Augusto Effio Ordoñez
Diccionario de la Real Academia Española de la Lengua. Edición de 1780. |
Mi abuela,
como muchas abuelas, viene del campo. En los amagos de ciudades que le ha
tocado vivir, siempre ha encontrado formas de recuperar trozos de su vida
anterior: criar animales en pasadizos y azoteas, improvisar fogones de
utilería, torturar hierbas sobre dos piedras; y, sobre todo, nombrar el mundo
que nos agobia con las palabras que escuchó en su niñez.
Colocar un
género cualquiera de cosas sin orden ni cuidado para salir del paso es, para mi
abuela, un acto punible que se resume en una sola palabra: “trojar”. Los desórdenes en alacenas,
roperos, escritorios, carteras y contenedores de chucherías en general, han
merecido siempre su dedo acusador y una sentencia que todos hemos aprendido a
temer: «Así que te gusta trojar las
cosas, pues ahora vuelves a ordenarlas como Dios manda».
“Trojar”, lo descubrí
muchos años después, viene de “troje”,
que son —o eran, no lo sé— las divisiones de las despensas improvisadas en las
chacras para guarecer la cosecha. Cuando le comenté a mi mamá grande, el
hallazgo en el diccionario en línea de la RAE, me miró y encogió los hombros,
como quien “troja”, en algún rincón
de la cabeza, la información que se tiene grabada cerca del corazón, ahí donde
se alojan tantas otras palabras como “cacharpa”,
“pizpireta”, “turulato”, “veleta”, o “andariego”.
Jamás me
dejé convencer por el carácter en apariencia arisco e intransigente de mi
abuela, porque en sus regaños brotan estas palabras impredecibles y juguetonas.

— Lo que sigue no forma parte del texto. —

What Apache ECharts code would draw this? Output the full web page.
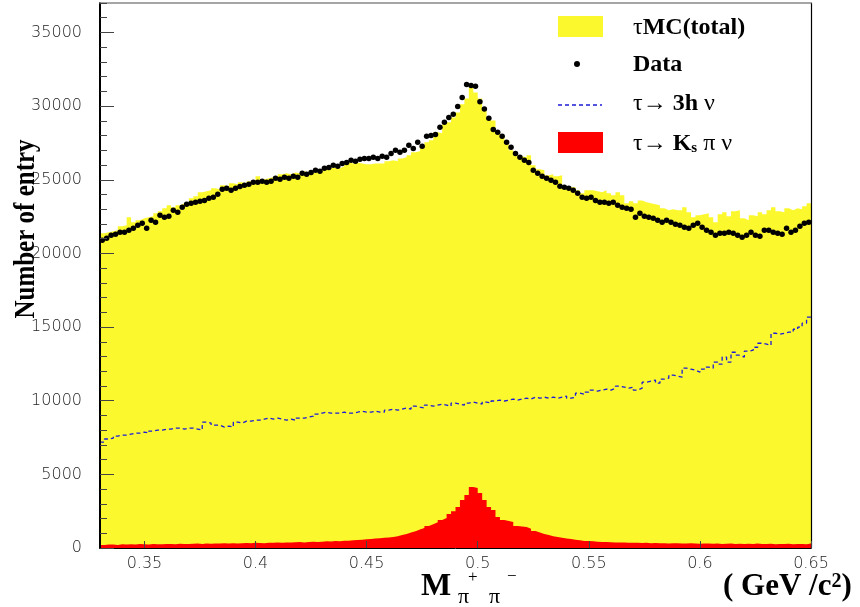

En su forma de hablar he encontrado las justificaciones necesarias para ser
gregario.
En la
niñez entendí, por ejemplo, que el mundo que separaba a mis familiares de la
capital y los de mi provincia se resumía en la manera que cada quien tenía de
describir el acto de prodigar dolor, mediante el vuelo de la palma abierta de
una mano, en la mejilla de un cristiano. Ellos, los costeños, decían: “bofetada”; nosotros, los serranos: “sopapo”. El agravante lo introdujo mi
abuela, ya que la amenaza recurrente hacia mis primos y primas poco dados a la
obediencia o el recato siempre fue: «¡O
te portas bien, o te zampo un sopapo!»
En
ocasiones, sin embargo, he puesto en duda la real existencia de algunas de sus
expresiones, las menos confiables al oído, las más divertidas. Digamos, para
poder entendernos, que usted no reúne las ganas necesarias para lavar los
platos, las tazas, vasos, cubiertos y demás utensilios (los “trastes”, para resumir); así que decide
tomar el camino más corto: le da a toda esa mugre un ligero remojón en agua,
espolvorea algo de lavavajilla, remueve esa sopa turbia que se forma en el
lavabo con el cucharón más grande que encuentra y, acto seguido, deja que la
fuerza del agua que cae por el caño termine el trabajo. Si alguna vez ha
cometido tal estropicio recibiría de mi abuela una inquisición de este tipo: «¿Quién te enseñó a ti a hacer las cosas
zasbarabás?»
“Zasbarabás”, onomatopeya de la
desidia, gruñido del desgano, aullido acusador de todas las apatías que
explican por qué algo que suponemos debe funcionar no funciona, o que debe
estar listo no lo está, y toda la serie de minúsculas calamidades que pueden
parir manos enclenques y espíritus tibios.
Temo que
mis indagaciones en el diccionario en línea de la RAE no son suficientes para
desentrañar su origen. Encuentro “Zas”
(usado para imitar el sonido que hace un golpe, o el golpe mismo). “Barabás”, no. Quizá fue Barrabás, el
personaje bíblico. Juan, en sus evangelios, indica que fue un “bandolero” (otra palabra que pertenece
al disco duro de mi abuela). Tal vez en un principio fue tan solo “Zas” (cumplir una tarea de golpe, sin
cuidado) y luego surgió la necesidad de rimar. El “Zas” sumado al “Barrabás”,
que, como muchas ocurrencias del idioma, en el camino pierden una letra: «¡Zasbarabás!»